The noise robust motion estimation scheme enhances the temporal correlations between wavelet coefficients. A Bayesian least square estimation approach is then applied for video denoising, resulting in competitive performance in terms of both PSNR and SSIM evaluations.

  • G. Varghese and Z. Wang, “Video denoising based on a spatiotemporal Gaussian scale mixture model,” IEEE Transactions on Circuit and Systems for Video Technology, vol. 20, no. 7, pp. 1032-1040, July 2010.
  • G. Varghese and Z. Wang, “Video denoising using a spatiotemporal statistical model of wavelet coefficients,” IEEE International Conference on Acoustics, Speech, & Signal Processing, Las Vegas, Nevada, Mar. 30-Apr. 4, 2008.

 

No-Reference Perceptual Quality Assessment of JPEG Compressed Images

This is an implementation of the algorithm for calculating the quality score of JPEG compressed images without reference images.

  • Zhou Wang, H. R. Sheikh and Alan C. Bovik, “No-Reference Perceptual Quality Assessment of JPEG Compressed Images,” IEEE International Conference on Image Processing, September 2002.

 

Reduced-Reference Image Quality Assessment

Reduced-reference (RR) image quality metrics provide a solution that lies between full-reference (FR) and no-reference (NR) models. They are designed to predict the perceptual quality of distorted images with only partial information about the reference images. This package provides an implementation of the RR method.

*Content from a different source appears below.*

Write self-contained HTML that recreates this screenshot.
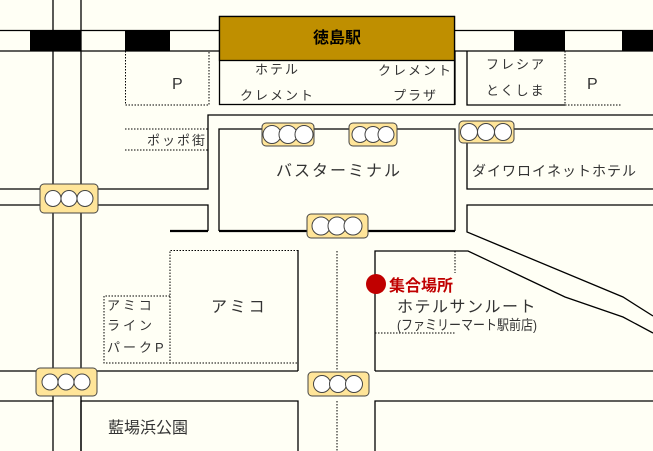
<!DOCTYPE html><html><head><meta charset="utf-8"><style>html,body{margin:0;padding:0;background:#fffff5}svg{display:block}text{font-family:"Liberation Sans","Noto Sans CJK JP",sans-serif;fill:#333}</style></head><body>
<svg width="653" height="451" viewBox="0 0 653 451" xmlns="http://www.w3.org/2000/svg">
<rect width="653" height="451" fill="#fffff5"/>
<g stroke="#000" stroke-width="1.3" fill="none">
<line x1="0" y1="30.5" x2="220" y2="30.5"/><line x1="0" y1="51" x2="220" y2="51"/>
<line x1="455" y1="30.5" x2="653" y2="30.5"/><line x1="455" y1="51" x2="653" y2="51"/>
<line x1="53" y1="0" x2="53" y2="451"/><line x1="81" y1="0" x2="81" y2="451"/>
<rect x="219.5" y="16.5" width="235" height="88" fill="#fffff5"/>
<rect x="219.5" y="16.5" width="235" height="44" fill="#bf8f00"/>
<polyline points="467,51 467,105 565,105"/>
<line x1="455" y1="51" x2="455" y2="105"/>
<polyline points="653,115 208,115 208,189 0,189"/>
<polyline points="0,205 208,205 208,231"/>
<line x1="170" y1="231" x2="208" y2="231" stroke-width="2.2"/>
<polyline points="219,231 219,129 455,129 455,231"/>
<line x1="219" y1="231" x2="455" y2="231" stroke-width="2.2"/>
<polyline points="653,129 467,129 467,189 653,189"/>
<polyline points="653,205 467,205 467,232 623,297 653,316"/>
<polyline points="375,371 375,251 468,251 565,297 623,317 653,333"/>
<line x1="298" y1="250" x2="298" y2="371"/>
<line x1="0" y1="371" x2="53" y2="371"/><line x1="81" y1="371" x2="298" y2="371"/><line x1="375" y1="371" x2="653" y2="371"/>
<polyline points="0,401 53,401"/><polyline points="81,451 81,401 298,401 298,451"/><polyline points="375,451 375,401 653,401"/>
</g>
<g fill="#000"><rect x="30" y="30" width="51" height="21"/><rect x="125" y="30" width="45" height="21"/><rect x="514" y="30" width="51" height="21"/><rect x="622" y="30" width="31" height="21"/></g>
<g stroke="#000" stroke-width="1" fill="none" stroke-dasharray="1.5,1.5">
<polyline points="125.5,51 125.5,105 209,105 209,51"/>
<line x1="565" y1="51" x2="565" y2="105"/><line x1="565" y1="105" x2="622" y2="105"/>
<line x1="125" y1="129" x2="208" y2="129"/><line x1="125" y1="150" x2="208" y2="150"/>
<polyline points="298,250.5 170,250.5 170,363 298,363"/>
<polyline points="170,296 104,296 104,363 170,363"/>
<line x1="337" y1="251" x2="337" y2="371"/><line x1="337" y1="401" x2="337" y2="451"/>
<line x1="455" y1="251" x2="455" y2="273"/><line x1="375" y1="333" x2="456" y2="333"/>
</g>
<g stroke="#444" stroke-width="1">
<g transform="translate(40,184)"><rect width="58" height="29" rx="4" fill="#ffe599"/><circle cx="13" cy="14.5" r="8" fill="#fff"/><circle cx="29" cy="14.5" r="8" fill="#fff"/><circle cx="45" cy="14.5" r="8" fill="#fff"/></g>
<g transform="translate(262,123)"><rect width="52" height="23" rx="4" fill="#ffe599"/><circle cx="10" cy="11.5" r="9" fill="#fff"/><circle cx="26" cy="11.5" r="9" fill="#fff"/><circle cx="42" cy="11.5" r="9" fill="#fff"/></g>
<g transform="translate(349,123)"><rect width="48" height="23" rx="4" fill="#ffe599"/><circle cx="11" cy="11.5" r="8" fill="#fff"/><circle cx="24" cy="11.5" r="8" fill="#fff"/><circle cx="37" cy="11.5" r="8" fill="#fff"/></g>
<g transform="translate(459,121)"><rect width="55" height="22" rx="4" fill="#ffe599"/><circle cx="10" cy="11" r="8.5" fill="#fff"/><circle cx="27" cy="11" r="8.5" fill="#fff"/><circle cx="44" cy="11" r="8.5" fill="#fff"/></g>
<g transform="translate(307,214)"><rect width="61" height="24" rx="4" fill="#ffe599"/><circle cx="14" cy="12" r="9" fill="#fff"/><circle cx="30" cy="12" r="9" fill="#fff"/><circle cx="46" cy="12" r="9" fill="#fff"/></g>
<g transform="translate(36,368)"><rect width="61" height="28" rx="4" fill="#ffe599"/><circle cx="14" cy="14" r="8" fill="#fff"/><circle cx="30" cy="14" r="8" fill="#fff"/><circle cx="46" cy="14" r="8" fill="#fff"/></g>
<g transform="translate(308,372)"><rect width="61" height="24" rx="4" fill="#ffe599"/><circle cx="14" cy="12" r="8.5" fill="#fff"/><circle cx="30" cy="12" r="8.5" fill="#fff"/><circle cx="46" cy="12" r="8.5" fill="#fff"/></g>
</g>
<circle cx="376" cy="284" r="10" fill="#c00000"/>
<text x="337" y="43" text-anchor="middle" font-size="16" font-weight="bold" style="fill:#000">徳島駅</text>
<g font-size="13" letter-spacing="2">
<text x="255" y="74">ホテル</text><text x="240" y="100">クレメント</text>
<text x="378" y="75">クレメント</text><text x="393" y="100">プラザ</text>
<text x="486" y="69">フレシア</text><text x="486" y="95">とくしま</text>
<text x="147" y="145">ポッポ街</text>
</g>
<text x="172" y="89" font-size="16">P</text><text x="587" y="89" font-size="16">P</text>
<text x="276" y="176" font-size="16" letter-spacing="2">バスターミナル</text>
<text x="472" y="176" font-size="14" letter-spacing="1">ダイワロイネットホテル</text>
<text x="211" y="312" font-size="16" letter-spacing="3">アミコ</text>
<g font-size="13" letter-spacing="3"><text x="107" y="310">アミコ</text><text x="107" y="330">ライン</text><text x="107" y="352">パークP</text></g>
<text x="389" y="291" font-size="16" font-weight="bold" style="fill:#c00000">集合場所</text>
<text x="397" y="312" font-size="16" letter-spacing="1.5">ホテルサンルート</text>
<text x="397" y="330" font-size="14" textLength="140" lengthAdjust="spacingAndGlyphs">(ファミリーマート駅前店)</text>
<text x="108" y="433" font-size="16">藍場浜公園</text>
</svg></body></html>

  • Z. Wang and E. P. Simoncelli, “Reduced-reference image quality assessment using a wavelet-domain natural image statistic model,” Human Vision and Electronic Imaging X, Proc. SPIE, vol. 5666, San Jose, CA, Jan. 2005.

 

Quality-Aware Images

A quality-aware image is created by extracting certain features of the original (high-quality) image and embedding them into the image as invisible hidden messages. Such an image can be aware of its own quality degradation because when a distorted version of the image is received, users can decode the hidden messages and use them to provide an objective measure of the quality of the distorted image.

  • Z. Wang, Guixing Wu, Hamid R. Sheikh, E. P. Simoncelli, En-Hui Yang and Alan C. Bovik, “Quality-Aware images,” IEEE Transactions on Image Processing, vol. 15, no. 6, pp. 1680-1689, June 2006.

 

EONSS

We propose a CNN based approach to build a blind IQA model for multiply distorted images, namely End-to-end Optimized deep neural Network using Synthetic Scores (EONSS).